Explanation: Thus, we have, after an extended period of apparently improving stability/reliability (reducing frequency of errors), a second Seek/Raw Read error occurring on 2015-03-20 relatively soon after the last/preceding error, and then a third occurring relatively soon after the second.

We probably won't be able to establish what caused the errors, but I shall examine the Windows Events logs to see if anything shows there. However, we can see from the CHKDSK output (run after the SMART S/RR errors were charted) that CHKDSK:
  • corrected orphaned file errors, and found some unindexed files, in Stage 2.
  • corrected free space marked as allocated in the MFT, in Stage 3.
  • corrected free space marked as allocated in the volume bitmap, in Stage 3.

I don't know much about these things, but I would suppose that, if further S/RR errors occur within a short period, then there may be a problem causing reducing stability/reliability (i.e., increasing frequency of errors).

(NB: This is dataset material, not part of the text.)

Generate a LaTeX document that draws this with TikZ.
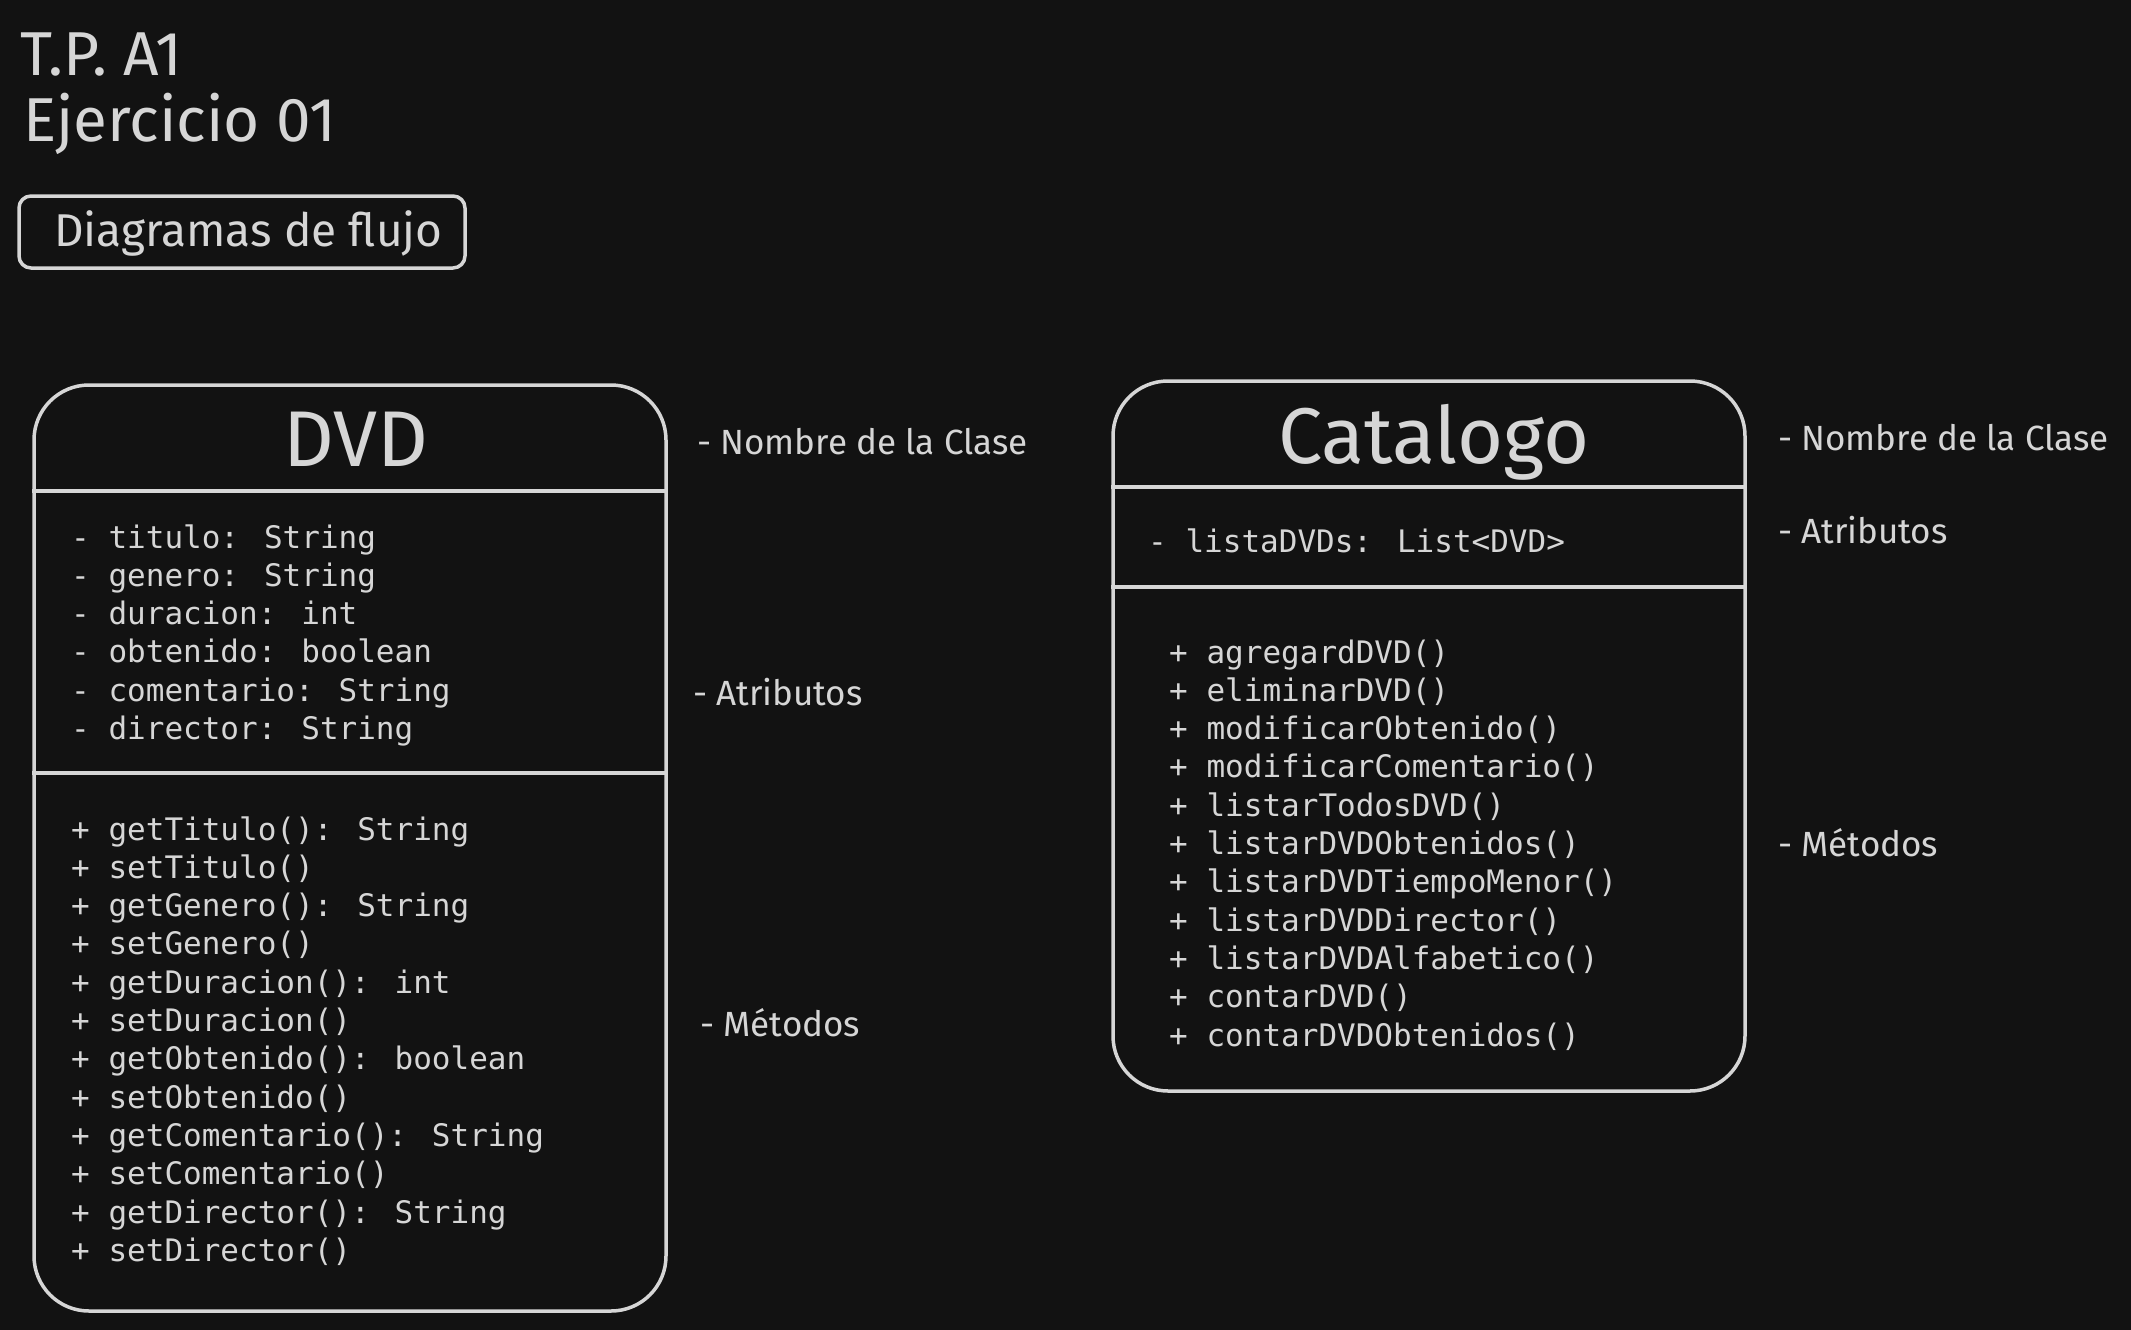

Otherwise, the errors may be an improbable statistical coincidence, or the CHKDSK operation may have fixed something that could have been a causal problem of the errors, in (say) the file structure.
So, it's probably a case of "wait and see".

Yesterday I downloaded, installed and ran Seagate's proprietary SeaTools software to check this (Seagate) disk, and it checked out with no problems on an "extended test" run - and Seagate's own instructions are that if it passes that test then there is unlikely to be anything wrong with the disk.
I wouldn't have known about any of this at all if I had not had the HDS information charts showing the disk health status and the SE/RRE counters' data from that particular disk.